Dieter Rucht, a renowned social movement scholar, suspects that Aufstehen might result in the foundation of a political party – at the same time, however, he does not see any space in the party system that would allow for its successful establishment. So far, Wagenknecht has firmly denied any such plans. Still, a recent survey reports that one third (34 percent) of all Germans would ‘consider’ voting for a (non-existing) Aufstehen party. Almost all supporters of Die Linke (87 percent), half of the Green supporters (53 percent), and more than a third of SPD supporters (37 percent) wouldn’t rule it out. While such a vague poll must be taken with more than a pinch of salt, it may at least show that there is some interest for a new left-wing political player among the German population.

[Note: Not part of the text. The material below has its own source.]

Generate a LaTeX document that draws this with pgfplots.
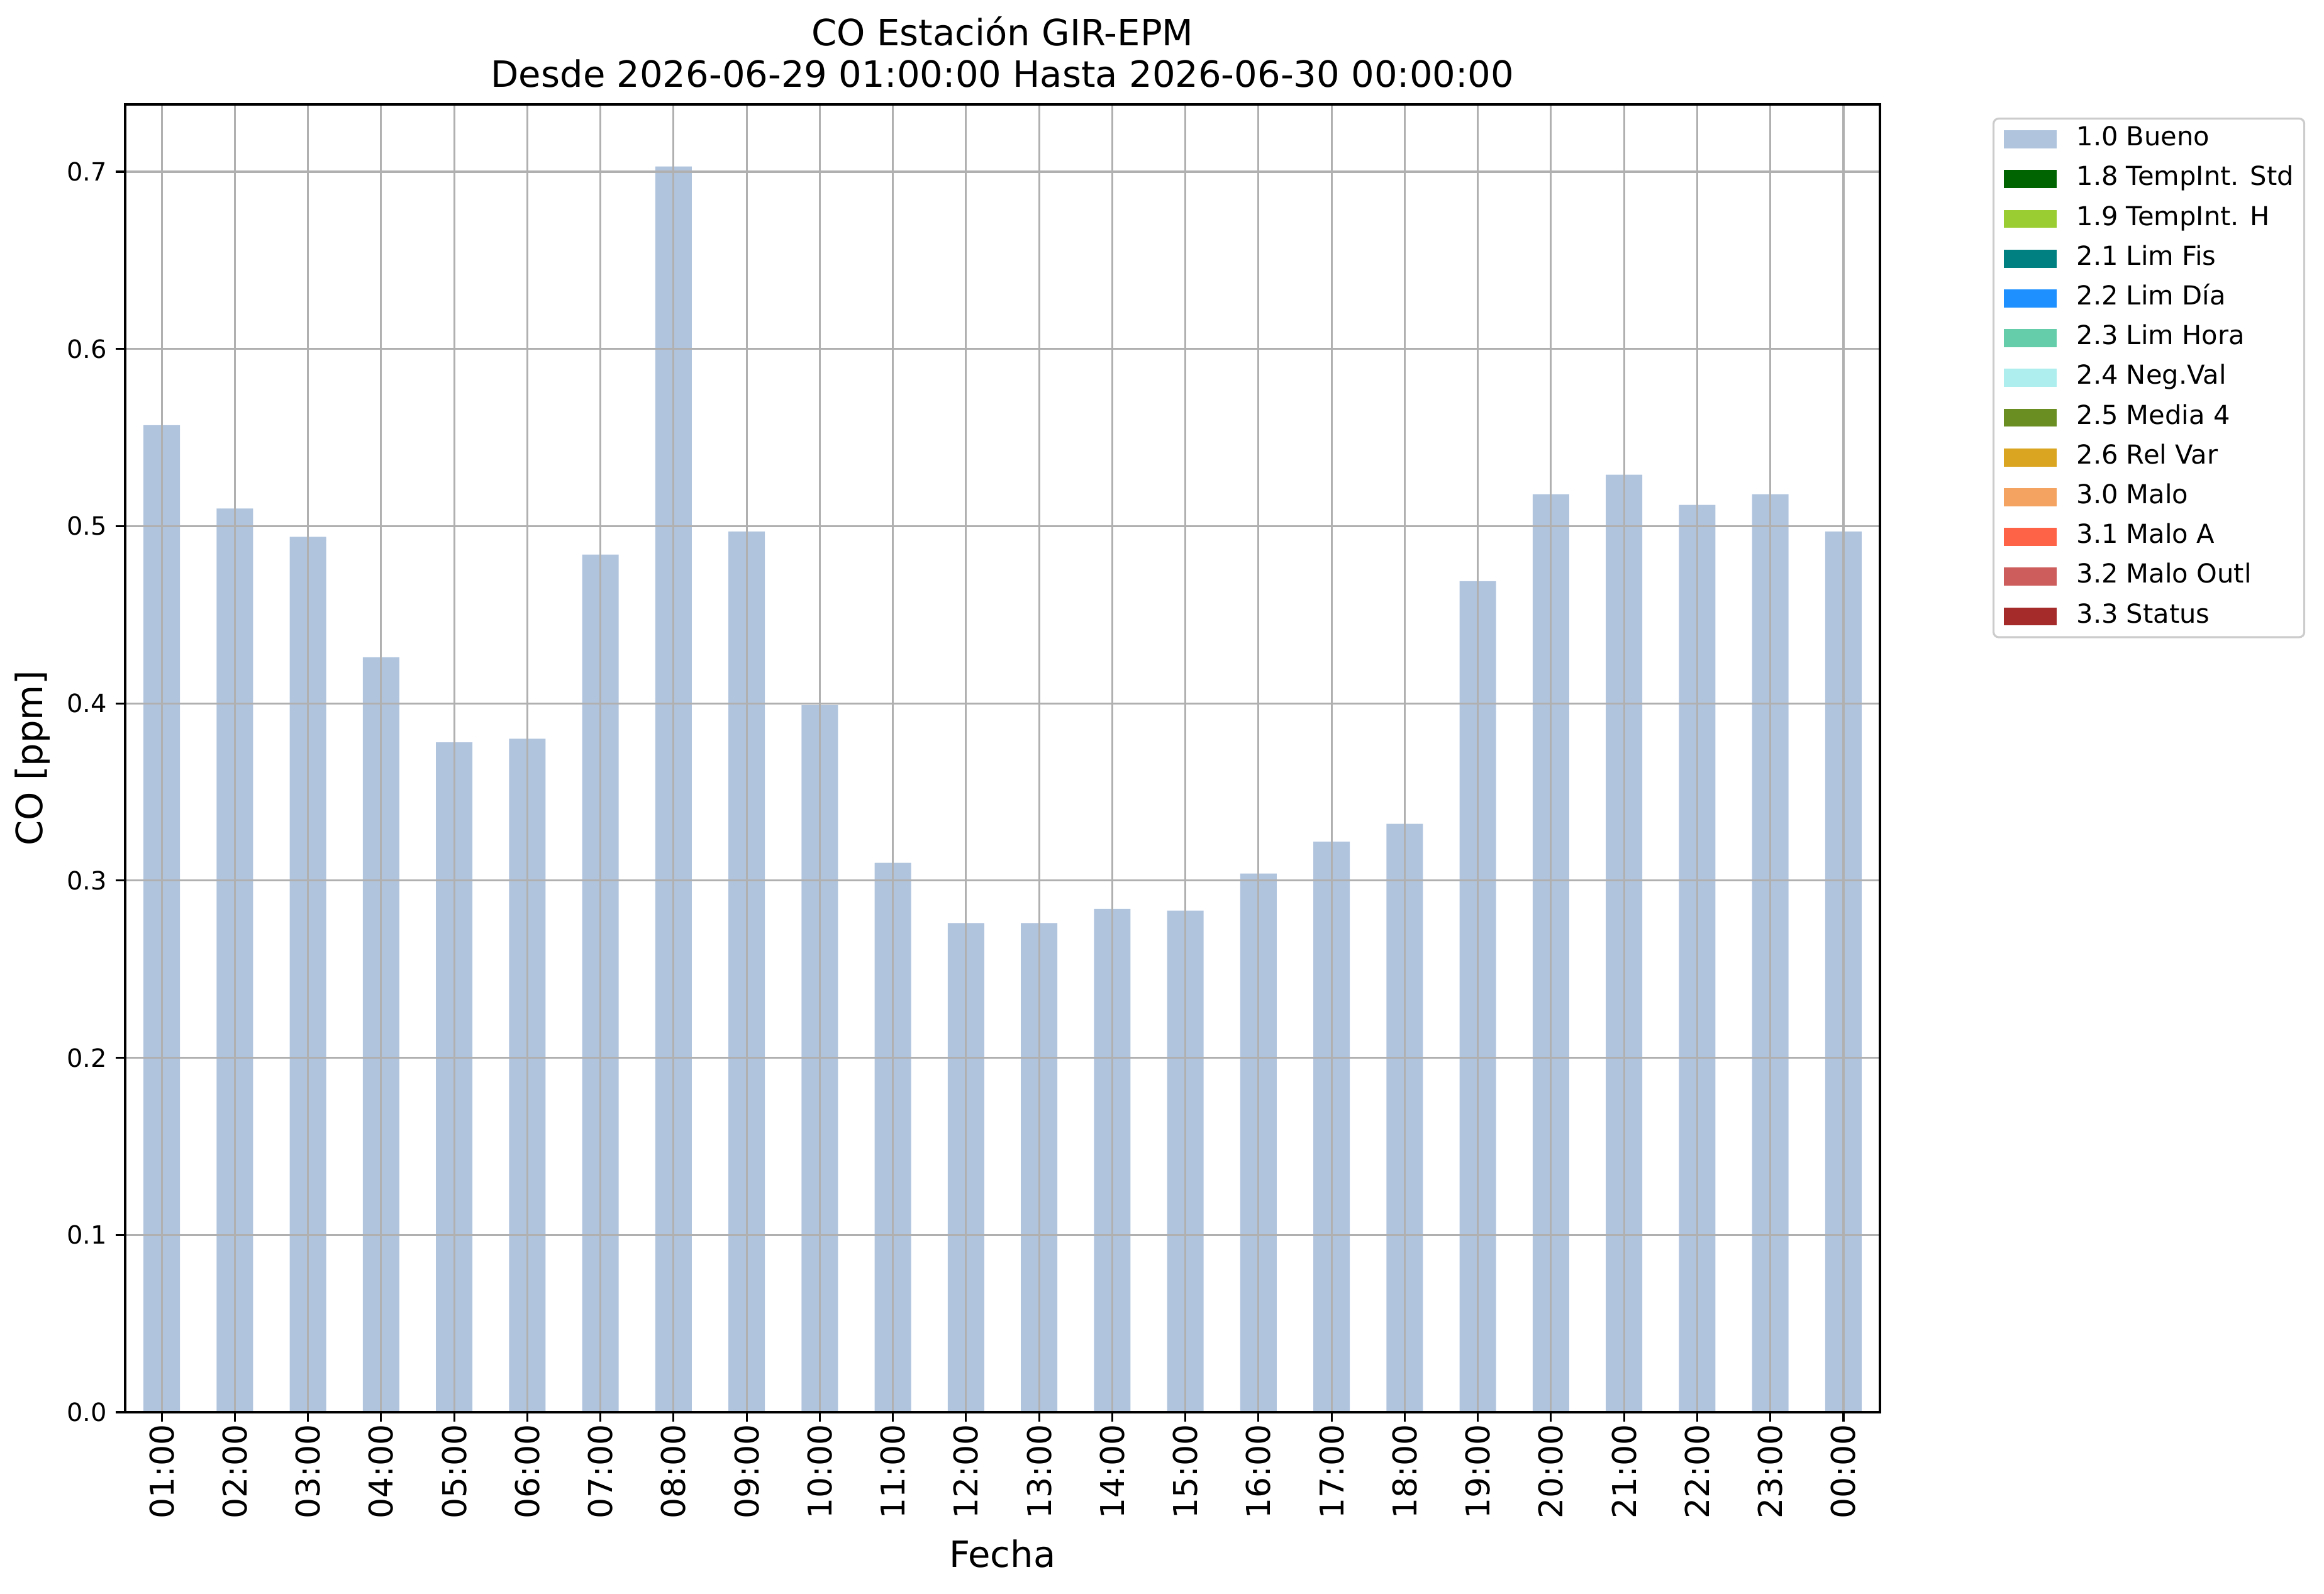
\documentclass[border=0pt]{standalone}
\usepackage{fontspec}
\setmainfont{DejaVu Sans}
\usepackage{pgfplots}
\pgfplotsset{compat=1.18}
\definecolor{c10}{HTML}{B0C4DE}
\definecolor{c18}{HTML}{006400}
\definecolor{c19}{HTML}{9ACD32}
\definecolor{c21}{HTML}{008080}
\definecolor{c22}{HTML}{1E90FF}
\definecolor{c23}{HTML}{66CDAA}
\definecolor{c24}{HTML}{AFEEEE}
\definecolor{c25}{HTML}{6B8E23}
\definecolor{c26}{HTML}{DAA520}
\definecolor{c30}{HTML}{F4A460}
\definecolor{c31}{HTML}{FF6347}
\definecolor{c32}{HTML}{CD5C5C}
\definecolor{c33}{HTML}{A52A2A}
\definecolor{gridc}{HTML}{B0B0B0}
\definecolor{legc}{HTML}{CCCCCC}
\pgfplotsset{mypatch/.style={legend image code/.code={\fill[##1, sharp corners] (0pt,-3.6pt) rectangle (21pt,3.6pt);}}}
\begin{document}
\begin{tikzpicture}
\begin{axis}[
  at={(0,0)}, anchor=south west,
  scale only axis, width=697.5pt, height=519.75pt,
  xmin=-0.5, xmax=23.5, ymin=0, ymax=0.738,
  axis on top,
  axis line style={line width=0.8pt, black},
  tick style={line width=0.8pt, black},
  tick align=outside, major tick length=3.75pt,
  xtick pos=lower, ytick pos=left,
  xtick={0,1,2,3,4,5,6,7,8,9,10,11,12,13,14,15,16,17,18,19,20,21,22,23},
  xticklabels={01:00,02:00,03:00,04:00,05:00,06:00,07:00,08:00,09:00,10:00,11:00,12:00,13:00,14:00,15:00,16:00,17:00,18:00,19:00,20:00,21:00,22:00,23:00,00:00},
  xticklabel style={rotate=90, anchor=east, font=\fontsize{13}{15}\selectfont, inner sep=0pt, xshift=-1pt},
  ytick={0,0.1,0.2,0.3,0.4,0.5,0.6,0.7},
  yticklabel style={font=\fontsize{10}{12}\selectfont, /pgf/number format/.cd, fixed, fixed zerofill, precision=1, assume math mode=true},
  grid=major,
  major grid style={gridc, line width=0.8pt},
  xlabel={Fecha},
  xlabel style={font=\fontsize{14.4}{17}\selectfont, at={(0.5,0)}, anchor=center, yshift=-56.25pt},
  ylabel={CO [ppm]},
  ylabel style={font=\fontsize{14.4}{17}\selectfont, at={(0,0.5)}, anchor=center, yshift=36.75pt},
  title={CO Estación GIR-EPM\\Desde 2026-06-29 01:00:00 Hasta 2026-06-30 00:00:00},
  title style={align=center, font=\fontsize{14.4}{16.5}\selectfont, at={(0.5,1)}, anchor=south, inner sep=0pt, yshift=0.5pt},
  legend style={draw=legc, line width=0.8pt, rounded corners=2pt, fill=white,
    at={(1,1)}, anchor=north west, xshift=44.75pt, yshift=-5.25pt,
    font=\fontsize{10.4}{12}\selectfont, inner xsep=4.2pt, inner ysep=3.5pt,
    row sep=6.3pt, nodes={inner sep=0pt, text height=7.3pt, text depth=2.2pt},
    /tikz/every odd column/.append style={column sep=7.8pt}},
  legend cell align=left,
]
\addplot[ybar, bar width=0.5, fill=c10, draw=none, mypatch] coordinates {
(0,0.557) (1,0.510) (2,0.494) (3,0.426) (4,0.378) (5,0.380) (6,0.484) (7,0.703)
(8,0.497) (9,0.399) (10,0.310) (11,0.276) (12,0.276) (13,0.284) (14,0.283) (15,0.304)
(16,0.322) (17,0.332) (18,0.469) (19,0.518) (20,0.529) (21,0.512) (22,0.518) (23,0.497)
};
\addlegendentry{1.0 Bueno}
\addlegendimage{mypatch, fill=c18, draw=none}\addlegendentry{1.8 TempInt. Std}
\addlegendimage{mypatch, fill=c19, draw=none}\addlegendentry{1.9 TempInt. H}
\addlegendimage{mypatch, fill=c21, draw=none}\addlegendentry{2.1 Lim Fis}
\addlegendimage{mypatch, fill=c22, draw=none}\addlegendentry{2.2 Lim Día}
\addlegendimage{mypatch, fill=c23, draw=none}\addlegendentry{2.3 Lim Hora}
\addlegendimage{mypatch, fill=c24, draw=none}\addlegendentry{2.4 Neg.Val}
\addlegendimage{mypatch, fill=c25, draw=none}\addlegendentry{2.5 Media 4}
\addlegendimage{mypatch, fill=c26, draw=none}\addlegendentry{2.6 Rel Var}
\addlegendimage{mypatch, fill=c30, draw=none}\addlegendentry{3.0 Malo}
\addlegendimage{mypatch, fill=c31, draw=none}\addlegendentry{3.1 Malo A}
\addlegendimage{mypatch, fill=c32, draw=none}\addlegendentry{3.2 Malo Outl}
\addlegendimage{mypatch, fill=c33, draw=none}\addlegendentry{3.3 Status}
\end{axis}
\pgfresetboundingbox
\path (-49.75pt,-72.25pt) rectangle (874pt,561.25pt);
\end{tikzpicture}
\end{document}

On 4 September, Aufstehen will have its official launch event. Then, its first plans on specific issues, forms of actions, and further supporters will be announced. In its first weeks of online presence, close to 100,000 individuals have signed up. In comparison, Die Linke has a declining membership of around 60,000. To what extent those who registered online are going to shape the development of Aufstehen ‘from below’ is currently unclear. But active participants will be decisive for the initiative’s ability to influence German politics.